Bubur
Panas dan Pengendalian BBM
Rhenald Kasali ; Pendiri Rumah Perubahan @Rhenald_Kasali
|
KORAN
SINDO, 07 Agustus 2014
Anda pernah makan bubur di kawasan Cikini, Jakarta? Dulu,
menjelang tengah malam, kala pikiran jenuh dengan pekerjaan yang bertimbun,
sementara perut lapar minta diisi, dari Kampus Salemba saya sering mampir
makan bubur di daerah Cikini atau Hayam Wuruk-Kota.
Panasnya bubur bisa membuat perut kita hangat. Energi kita
serasa pulih dan kita bisa kembali bekerja hingga lewat tengah malam. Padahal,
namanya juga bubur, airnya lebih banyak dari berasnya. Tapi, makan bubur
panas tidak bisa dengan sekali serbu. Lidah bisa terbakar. Itu sebabnya saat
makan bubur, kita memulai dengan pinggirnya terlebih dahulu. Baru setelah
panasnya berkurang, kita mulai bergerak ke tengah. Strategi makan bubur panas
seperti ini menginspirasi banyak kalangan.

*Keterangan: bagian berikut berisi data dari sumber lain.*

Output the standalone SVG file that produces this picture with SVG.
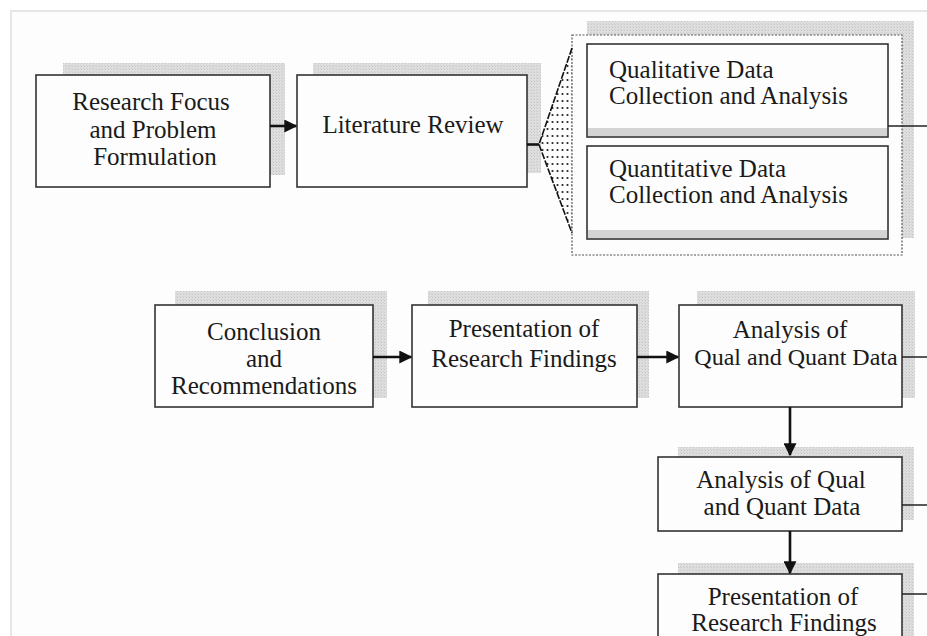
<svg xmlns="http://www.w3.org/2000/svg" width="927" height="636" viewBox="0 0 927 636">
<style>
.box{fill:#fdfdfd;stroke:#333;stroke-width:1.6}
.sh{fill:url(#hatch)}
.t{font-family:"Liberation Serif","Times New Roman",serif;font-size:25px;fill:#1a1a1a;text-anchor:middle}
.tl{font-family:"Liberation Serif","Times New Roman",serif;font-size:25px;fill:#1a1a1a}
.arr{stroke:#111;stroke-width:2.6;fill:none;marker-end:url(#ah)}
.ln{stroke:#222;stroke-width:1.5;fill:none}
.band{fill:#d4d4d4}
</style>
<defs>
<pattern id="hatch" width="3" height="3" patternUnits="userSpaceOnUse">
<rect width="3" height="3" fill="#dedede"/>
<rect width="1" height="1" fill="#c6c6c6"/>
<rect x="2" y="2" width="1" height="1" fill="#cfcfcf"/>
</pattern>
<pattern id="dots" width="5" height="7" patternUnits="userSpaceOnUse">
<circle cx="2.5" cy="3" r="1.1" fill="#222"/>
</pattern>
<marker id="ah" viewBox="0 0 10 10" refX="9" refY="5" markerWidth="5" markerHeight="5" markerUnits="strokeWidth" orient="auto">
<path d="M0,0 L10,5 L0,10 z" fill="#111"/>
</marker>
</defs>
<rect width="927" height="636" fill="#ffffff"/>
<rect x="11" y="11" width="930" height="640" fill="#fdfdfd" stroke="#e6e6e6" stroke-width="2"/>

<g id="node-research-focus">
<rect class="sh" x="63" y="63" width="222" height="112"/>
<rect class="box" x="36" y="75" width="234" height="112"/>
<text class="t" x="151" y="110">Research Focus</text>
<text class="t" x="153" y="138">and Problem</text>
<text class="t" x="155" y="165">Formulation</text>
</g>

<g id="node-literature-review">
<rect class="sh" x="313" y="63" width="228" height="110"/>
<rect class="box" x="297" y="75" width="230" height="112"/>
<text class="t" x="413" y="133">Literature Review</text>
</g>

<g id="node-data-collection">
<rect class="sh" x="587" y="21" width="327" height="217"/>
<rect x="572" y="35" width="330" height="220" fill="#fdfdfd" stroke="#555" stroke-width="1.2" stroke-dasharray="2,1.5"/>
<g id="node-qualitative">
<rect class="box" x="587" y="44" width="301" height="93"/>
<rect class="band" x="588" y="128" width="299" height="8"/>
<text class="tl" x="609" y="78">Qualitative Data</text>
<text class="tl" x="609" y="104">Collection and Analysis</text>
</g>
<g id="node-quantitative">
<rect class="box" x="587" y="146" width="301" height="93"/>
<rect class="band" x="588" y="230" width="299" height="8"/>
<text class="tl" x="609" y="177">Quantitative Data</text>
<text class="tl" x="609" y="203">Collection and  Analysis</text>
</g>
</g>

<g id="node-conclusion">
<rect class="sh" x="175" y="291" width="212" height="107"/>
<rect class="box" x="155" y="305" width="218" height="102"/>
<text class="t" x="264" y="340">Conclusion</text>
<text class="t" x="264" y="367">and</text>
<text class="t" x="264" y="394">Recommendations</text>
</g>

<g id="node-presentation-1">
<rect class="sh" x="428" y="291" width="221" height="107"/>
<rect class="box" x="412" y="305" width="225" height="102"/>
<text class="t" x="524" y="337">Presentation of</text>
<text class="t" x="524" y="367">Research Findings</text>
</g>

<g id="node-analysis-1">
<rect class="sh" x="697" y="291" width="218" height="107"/>
<rect class="box" x="679" y="305" width="223" height="102"/>
<text class="t" x="790" y="338">Analysis of</text>
<text class="t" x="796" y="365" style="font-size:24px">Qual and Quant Data</text>
</g>

<g id="node-analysis-2">
<rect class="sh" x="678" y="447" width="236" height="73"/>
<rect class="box" x="658" y="457" width="244" height="74"/>
<text class="t" x="781" y="488">Analysis of Qual</text>
<text class="t" x="782" y="515">and Quant Data</text>
</g>

<g id="node-presentation-2">
<rect class="sh" x="678" y="563" width="236" height="80"/>
<rect class="box" x="658" y="574" width="244" height="70"/>
<text class="t" x="783" y="605">Presentation of</text>
<text class="t" x="784" y="631">Research Findings</text>
</g>

<g id="connectors">
<line class="arr" x1="270" y1="126" x2="296" y2="126"/>
<line x1="527" y1="144.5" x2="539" y2="144.5" stroke="#111" stroke-width="2.6"/>
<path d="M539,144.5 L572,48 L572,233 Z" fill="url(#dots)"/>
<path d="M572,48 L539,144.5 L572,233" fill="none" stroke="#111" stroke-width="1.6" stroke-dasharray="7,1.5"/>
<line class="ln" x1="888" y1="126" x2="927" y2="126"/>
<line class="arr" x1="373" y1="357" x2="411" y2="357"/>
<line class="arr" x1="637" y1="357" x2="678" y2="357"/>
<line class="ln" x1="902" y1="357" x2="927" y2="357" stroke-width="2"/>
<line class="arr" x1="790" y1="407" x2="790" y2="455"/>
<line class="ln" x1="902" y1="505" x2="927" y2="505" stroke-width="2"/>
<line class="arr" x1="790" y1="531" x2="790" y2="573"/>
<line class="ln" x1="902" y1="594" x2="927" y2="594" stroke-width="2"/>
</g>
</svg>
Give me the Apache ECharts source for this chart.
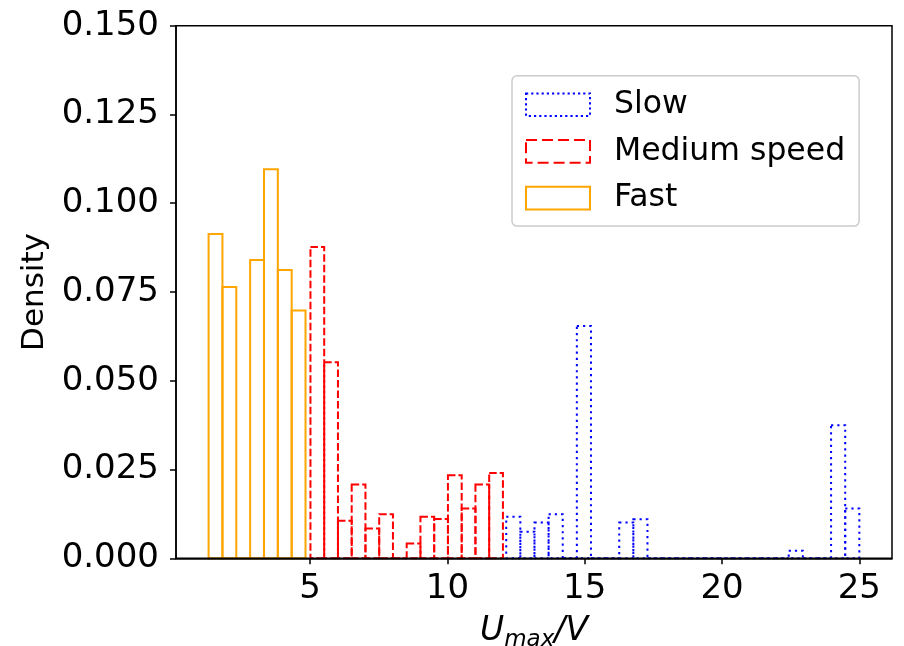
<!DOCTYPE html>
<html>
<head>
<meta charset="utf-8">
<script src="https://cdn.jsdelivr.net/npm/echarts@6/dist/echarts.min.js"></script>
<style>
  html, body { margin: 0; padding: 0; background: #fff; }
  #chart { width: 904px; height: 646px; }
</style>
</head>
<body>
<div id="chart"></div>
<script>
// Histogram bin heights (density) and the [lo, hi] span covered by each series' bins
const slowRange = [12.14, 25.0];
const slowDensity = [0.0117, 0.0075, 0.0101, 0.0124, 0, 0.0654, 0, 0, 0.0101, 0.0110,
                     0, 0, 0, 0, 0, 0, 0, 0, 0, 0,
                     0.0021, 0, 0, 0.0375, 0.0140];
const mediumRange = [5.01, 12.02];
const mediumDensity = [0.0877, 0.0552, 0.0106, 0.0208, 0.0084, 0.0124, 0, 0.0042,
                       0.0117, 0.0111, 0.0234, 0.0140, 0.0208, 0.0240];
const fastRange = [1.30, 4.83];
const fastDensity = [0.0913, 0.0764, 0, 0.0840, 0.1096, 0.0812, 0.0698];

const seriesNames = ['Slow', 'Medium speed', 'Fast'];
const xTicks = [5, 10, 15, 20, 25];
const yTicks = [0, 0.025, 0.05, 0.075, 0.1, 0.125, 0.15];

const FONT = 'DejaVu Sans';

// Turn heights + bin span into [left edge, right edge, height] rows
function toBins(range, heights) {
  const w = (range[1] - range[0]) / heights.length;
  return heights.map((h, i) => [range[0] + i * w, range[0] + (i + 1) * w, h]);
}

// Unfilled histogram bar outline
function stepBars(color, dash) {
  return function (params, api) {
    const top = api.coord([api.value(0), api.value(2)]);
    const base = api.coord([api.value(1), 0]);
    return {
      type: 'rect',
      shape: { x: top[0], y: top[1], width: base[0] - top[0], height: base[1] - top[1] },
      style: { fill: 'none', stroke: color, lineWidth: 2, lineDash: dash }
    };
  };
}

const styles = {
  'Slow': { color: '#0000ff', dash: [2.2, 4], legendDash: [2.2, 3] },
  'Medium speed': { color: '#ff0000', dash: [7.5, 3], legendDash: [11, 5] },
  'Fast': { color: '#ffa500', dash: null, legendDash: 'solid' }
};
const binData = {
  'Slow': toBins(slowRange, slowDensity),
  'Medium speed': toBins(mediumRange, mediumDensity),
  'Fast': toBins(fastRange, fastDensity)
};

const chart = echarts.init(document.getElementById('chart'), null, { renderer: 'canvas' });

chart.setOption({
  animation: false,
  backgroundColor: '#ffffff',
  textStyle: { fontFamily: FONT },
  grid: {
    left: 176, right: 12, top: 25.7, bottom: 87.7,
    outerBoundsMode: 'none',
    containLabel: false,
    show: true, borderColor: '#000', borderWidth: 1.5, z: 10
  },
  legend: {
    orient: 'vertical',
    left: 512, top: 75.7,
    padding: [13, 14, 12, 13],
    backgroundColor: 'rgba(255,255,255,0.8)',
    borderColor: '#cccccc', borderWidth: 1.5, borderRadius: 5,
    itemWidth: 64, itemHeight: 22.6, itemGap: 14.7,
    selectedMode: false,
    textStyle: { fontFamily: FONT, fontSize: 31.5, color: '#000', padding: [0, 0, 0, 19] },
    data: seriesNames.map(n => ({
      name: n,
      icon: 'rect',
      itemStyle: {
        color: 'rgba(0,0,0,0)',
        borderColor: styles[n].color,
        borderWidth: 2,
        borderType: styles[n].legendDash
      }
    }))
  },
  xAxis: {
    type: 'value',
    min: 0.113, max: 26.19,
    z: 10,
    name: '{i|U}{s|max}{i|/V}',
    nameLocation: 'middle',
    nameGap: 53,
    nameTextStyle: {
      rich: {
        i: { fontFamily: FONT, fontStyle: 'italic', fontSize: 33, lineHeight: 40, color: '#000' },
        s: { fontFamily: FONT, fontStyle: 'italic', fontSize: 23, lineHeight: 23, verticalAlign: 'bottom', color: '#000' }
      }
    },
    splitLine: { show: false },
    axisLine: { show: true, onZero: false, lineStyle: { color: '#000', width: 1.5 } },
    axisTick: { show: true, length: 6, lineStyle: { color: '#000', width: 1.5 }, customValues: xTicks },
    axisLabel: { fontFamily: FONT, fontSize: 34, color: '#000', margin: 14, customValues: xTicks }
  },
  yAxis: {
    type: 'value',
    min: 0, max: 0.15, interval: 0.025,
    z: 10,
    name: 'Density',
    nameLocation: 'middle',
    nameGap: 118,
    nameTextStyle: { fontFamily: FONT, fontSize: 31, color: '#000' },
    splitLine: { show: false },
    axisLine: { show: true, lineStyle: { color: '#000', width: 1.5 } },
    axisTick: { show: true, length: 6, lineStyle: { color: '#000', width: 1.5 }, customValues: yTicks },
    axisLabel: {
      fontFamily: FONT, fontSize: 34, color: '#000', margin: 17,
      customValues: yTicks,
      formatter: v => v.toFixed(3)
    }
  },
  series: seriesNames.map(n => ({
    name: n,
    type: 'custom',
    renderItem: stepBars(styles[n].color, styles[n].dash),
    itemStyle: { color: styles[n].color },
    encode: { x: [0, 1], y: 2 },
    data: binData[n],
    clip: false
  }))
});
</script>
</body>
</html>
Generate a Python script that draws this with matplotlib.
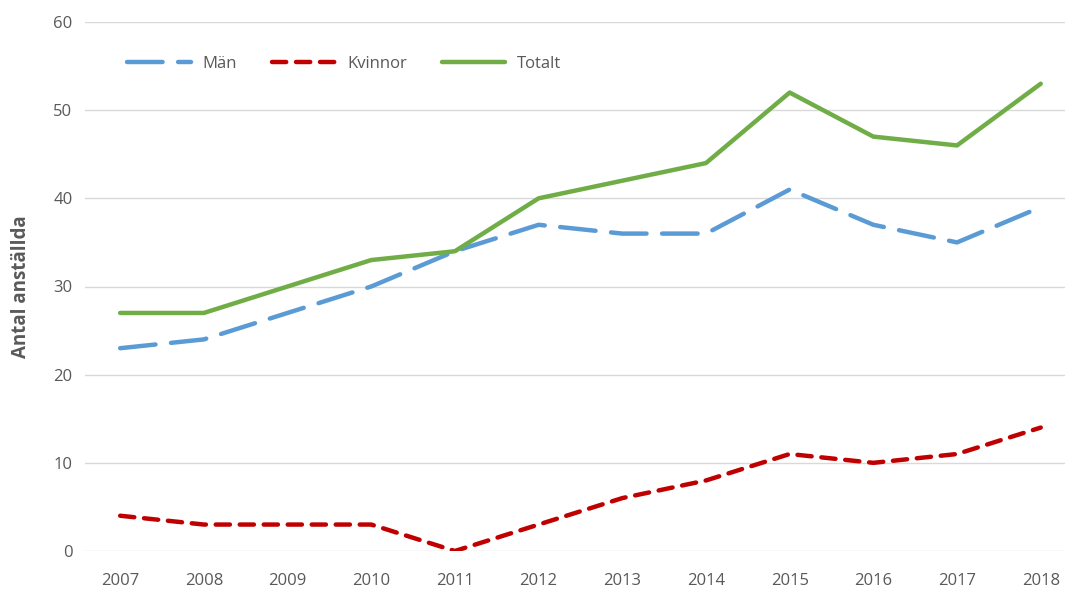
import matplotlib
matplotlib.use('Agg')
import matplotlib.pyplot as plt

# data
years = [2007, 2008, 2009, 2010, 2011, 2012, 2013, 2014, 2015, 2016, 2017, 2018]
man = [23, 24, 27, 30, 34, 37, 36, 36, 41, 37, 35, 39]
kvinnor = [4, 3, 3, 3, 0, 3, 6, 8, 11, 10, 11, 14]
totalt = [27, 27, 30, 33, 34, 40, 42, 44, 52, 47, 46, 53]

plt.rcParams['font.family'] = ['Open Sans', 'DejaVu Sans']
txt = '#595959'

fig = plt.figure(figsize=(10.75, 5.94), dpi=100)
ax = fig.add_axes([85 / 1075, 1 - 551 / 594, 980 / 1075, 529 / 594])

lw = 3.2
ax.plot(years, man, color='#5B9BD5', lw=lw, dashes=(8, 3.5),
        dash_capstyle='round', solid_joinstyle='round', label='Män', zorder=3)
ax.plot(years, kvinnor, color='#C00000', lw=lw, dashes=(3.2, 2.2),
        dash_capstyle='round', solid_joinstyle='round', label='Kvinnor', zorder=3)
ax.plot(years, totalt, color='#70AD47', lw=lw, solid_capstyle='round',
        solid_joinstyle='round', label='Totalt', zorder=3)

ax.set_ylim(0, 60)
ax.set_yticks(range(0, 61, 10))
ax.set_xlim(2006.58, 2018.29)
ax.set_xticks(years)
ax.grid(axis='y', color='#D9D9D9', lw=1)
ax.set_axisbelow(True)
for s in ax.spines.values():
    s.set_visible(False)
ax.tick_params(length=0, labelsize=12, colors=txt, pad=16)
ax.tick_params(axis='y', pad=9)
ax.set_ylabel('Antal anställda', fontsize=13.5, fontweight='bold', color=txt, labelpad=16)

ax.legend(loc='upper left', bbox_to_anchor=(0.028, 0.965), ncol=3, frameon=False,
          fontsize=12, labelcolor=txt, handlelength=3.8, columnspacing=2.1,
          handletextpad=0.7)

fig.savefig('out.png', dpi=100)
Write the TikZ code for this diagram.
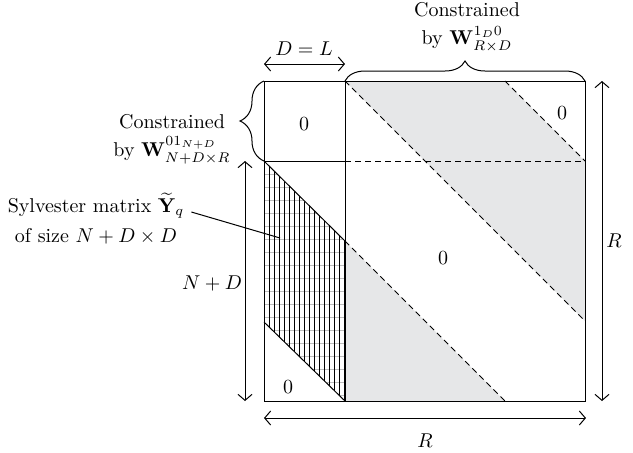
\documentclass[tikz,border=0pt]{standalone}
\usepackage{amsmath}
\usepackage{amssymb}
\usepackage{tikz}
\usetikzlibrary{arrows.meta,decorations.pathreplacing}
\definecolor{bantGri}{HTML}{E6E7E8}
\definecolor{izgaraGri}{HTML}{BDBDBD}

\begin{document}
\begin{tikzpicture}[x=0.5pt,y=-0.5pt,line width=0.5pt,
  olcu/.style={{Straight Barb[length=3pt,width=7pt]}-{Straight Barb[length=3pt,width=7pt]}},
  kesik/.style={dash pattern=on 3pt off 2pt},
  parantez/.style={decorate,decoration={brace,amplitude=#1}}]
\useasboundingbox (0,0) rectangle (633,452);
% 1) koseler
\coordinate (tl) at (264,81); \coordinate (tm) at (345,81); \coordinate (tr) at (585,81);
\coordinate (ml) at (264,161); \coordinate (mm) at (345,161); \coordinate (mr) at (585,161);
\coordinate (bl) at (264,401); \coordinate (bm) at (345,401); \coordinate (br) at (585,401);
\coordinate (bantUst) at (505,81); \coordinate (bantSag) at (585,321);
\coordinate (hUst) at (345,241); \coordinate (hSol) at (264,322); \coordinate (bantAlt) at (505,401);
% 2) gri bantlar
\fill[bantGri] (tm) -- (bantUst) -- (mr) -- (bantSag) -- cycle;
\fill[bantGri] (hUst) -- (bantAlt) -- (bm) -- cycle;
% 3) Sylvester (taralı)
\begin{scope}
\clip (ml) -- (hUst) -- (bm) -- (hSol) -- cycle;
\foreach \y in {174,187,...,400} \draw[izgaraGri,line width=0.25pt] (264,\y) -- (345,\y);
\foreach \x in {269,274,...,344} \draw[line width=0.45pt] (\x,161) -- (\x,401);
\end{scope}
% 4) kesikli köşegenler
\draw[kesik] (tm) -- (bantSag);
\draw[kesik] (bantUst) -- (mr);
\draw[kesik] (hUst) -- (bantAlt);
\draw[kesik] (mm) -- (mr);
% 5) çerçeve
\draw (tl) rectangle (br);
\draw (tm) -- (bm);
\draw (ml) -- (mm);
\draw (ml) -- (hUst) (hSol) -- (bm);
% 6) parantezler
\draw[parantez=10pt] (tm) -- (tr);
\draw[parantez=12pt] (ml) -- (tl);
\node[align=center] (ustKisit) at (467,27) {Constrained\\[2pt] by $\mathbf{W}^{1_D0}_{R\times D}$};
\node[align=center] (solKisit) at (172,139) {Constrained\\[2pt] by $\mathbf{W}^{01_{N+D}}_{N+D\times R}$};
% 7) sıfır blokları
\node (sifirA) at (304,124) {$0$};
\node (sifirB) at (562,113) {$0$};
\node (sifirC) at (443,258) {$0$};
\node (sifirD) at (288,387) {$0$};
% 8) Sylvester etiketi
\node[align=center] (sylv) at (96,219) {Sylvester matrix $\widetilde{\mathbf{Y}}_q$\\[3pt] of size $N+D\times D$};
\coordinate (sylvUc) at (280,238);
\draw ([yshift=3.5pt]sylv.east) -- (sylvUc);
% 9) ölçü okları
\coordinate (dSol) at (264,64); \coordinate (dSag) at (345,64);
\draw[olcu] (dSol) -- (dSag);
\node (etiketD) at (304,49) {$D=L$};
\coordinate (ndUst) at (245,161); \coordinate (ndAlt) at (245,401);
\draw[olcu] (ndUst) -- (ndAlt);
\node (etiketND) at (212,283) {$N+D$};
\coordinate (rUst) at (602,81); \coordinate (rAlt) at (602,401);
\draw[olcu] (rUst) -- (rAlt);
\node (etiketRsag) at (614,241) {$R$};
\coordinate (rSol) at (264,418); \coordinate (rSag) at (586,418);
\draw[olcu] (rSol) -- (rSag);
\node (etiketRalt) at (425,441) {$R$};
\end{tikzpicture}
\end{document}
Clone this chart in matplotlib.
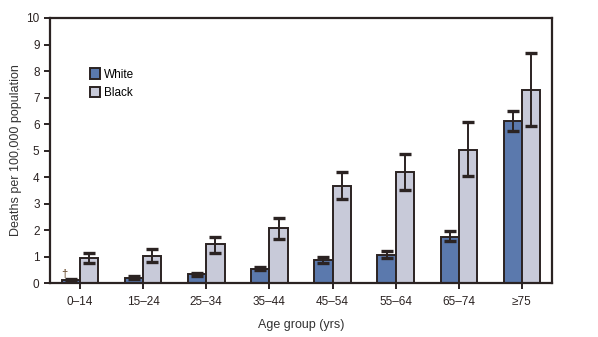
import numpy as np
import matplotlib.pyplot as plt

plt.rcParams['font.family'] = ['Liberation Sans', 'DejaVu Sans']

# 資料
groups = ['0–14', '15–24', '25–34', '35–44', '45–54', '55–64', '65–74', '≥75']
white = [0.10, 0.21, 0.33, 0.55, 0.86, 1.07, 1.75, 6.12]
white_lo = [0.06, 0.17, 0.28, 0.48, 0.75, 0.96, 1.58, 5.75]
white_hi = [0.14, 0.25, 0.38, 0.62, 0.97, 1.20, 1.96, 6.48]
black = [0.93, 1.04, 1.47, 2.09, 3.67, 4.20, 5.03, 7.27]
black_lo = [0.74, 0.79, 1.13, 1.66, 3.16, 3.52, 4.03, 5.91]
black_hi = [1.12, 1.29, 1.75, 2.47, 4.18, 4.86, 6.06, 8.69]

edge = '#2b2322'
c_white = '#5b79ad'
c_black = '#c8cad9'

fig = plt.figure(figsize=(5.98, 3.37), dpi=100)
ax = fig.add_axes([0.0836, 0.160, 0.8395, 0.7866])

x = np.arange(len(groups))
w = 0.29
white = np.array(white)
black = np.array(black)
err_w = [white - np.array(white_lo), np.array(white_hi) - white]
err_b = [black - np.array(black_lo), np.array(black_hi) - black]

ekw = dict(ecolor=edge, elinewidth=1.4, capsize=4.3, capthick=2.4)
ax.bar(x - w / 2, white, w, color=c_white, edgecolor=edge, linewidth=1.4,
       yerr=err_w, error_kw=ekw, label='White')
ax.bar(x + w / 2, black, w, color=c_black, edgecolor=edge, linewidth=1.4,
       yerr=err_b, error_kw=ekw, label='Black')

# 註記符號
ax.text(x[0] - w / 2 - 0.1, white_hi[0] + 0.03, '†', fontsize=8, color='#5a3a1a',
        ha='center', va='bottom')

ax.set_xlim(-0.476, 7.476)
ax.set_ylim(0, 10)
ax.set_yticks(range(0, 11))
ax.set_xticks(x)
ax.set_xticklabels(groups)
ax.tick_params(axis='both', labelsize=8.5, colors=edge, width=1.4, length=4)
ax.tick_params(axis='x', pad=5)
for s in ax.spines.values():
    s.set_linewidth(1.6)
    s.set_color(edge)

ax.set_xlabel('Age group (yrs)', fontsize=9, color='#333333', labelpad=8)
ax.set_ylabel('Deaths per 100,000 population', fontsize=9, color='#333333', labelpad=3)

leg = ax.legend(loc='upper left', bbox_to_anchor=(0.058, 0.85), frameon=False,
                fontsize=8.5, handlelength=0.85, handleheight=0.95,
                handletextpad=0.35, labelspacing=0.55)

fig.savefig('out.png', dpi=100)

Contohnya, produsen sepatu merek lokal yang ingin menggarap
pasar di kota-kota besar. Meski begitu, mereka tidak langsung menyerbu
mal-mal di sejumlah kota. Kalau itu yang dilakukan, mereka akan langsung
berhadapan dengan para kompetitor yang lebih dulu hadir. Kompetitor pasti akan
melawan dan balik menekan mereka. Maka itu, si produsen sepatu lokal mulai
dengan menggarap pasar-pasar di daerah pinggiran terlebih dahulu. Setelah
solid, baru mereka perlahan-lahan bergerak ke tengah kota. Masuk ke mal-mal
dan pusat-pusat perbelanjaan.
Sepanjang musim libur Lebaran kemarin, ketika berjalan ke
beberapa mal yang ada di Jakarta, saya lihat produk sepatu tersebut dijajakan
di mal-mal. Kelihatannya produk sepatu tersebut diterima pasar. Itulah berkah
dari strategi makan bubur panas. Strategi serupa diterapkan Komisi
Pemberantasan Korupsi (KPK). Misalnya, sebelum menjerat salah satu tokoh
puncak suatu partai yang terlibat perkara korupsi, KPK mulai dengan menahan
beberapa bawahannya. Akhirnya setelah cukup bukti, KPK pun menahan sang tokoh
tersebut.
Teman-teman di KPK menyebutnya sebagai ”strategi membakar obat
nyamuk.” Agak mirip dengan makan bubur, obat nyamuk selalu terbakar dari
bagian luar, perlahan-lahan (kalau tidak basah) akhirnya sampai pada
kepalanya. Langkah KPK menuai pujian. Semula banyak kalangan menilai KPK
takut dan menerapkan strategi tebang pilih dalam pemberantasan korupsi. Sejak
itu anggapan tersebut langsung gugur.
Pengendalian BBM
Awal Agustus 2014 pemerintah menerapkan kebijakan pengendalian
konsumsi bahan bakar minyak (BBM). Saya agak ragu dengan efektivitas dari
kebijakan ini. Bangsa kita senang berburu barang murah. Jadi, kalau di
Jakarta Pusat tak ada solar bersubsidi, mereka tak akan segan-segan mencari
ke tempat lain. Meski begitu, bagi saya, pengendalian BBM ini sebuah langkah
yang maju. Setidak-tidaknya kita mau lebih berdisiplin. Dulu kalau kuota
konsumsi BBM terlampaui, kita tenang- tenang saja. Kini tidak. Kita mulai tak
ingin kuota terlampaui. Saya berharap langkah pengendalian konsumsi BBM kali
ini akan menjadi contoh lain dari strategi makan bubur panas.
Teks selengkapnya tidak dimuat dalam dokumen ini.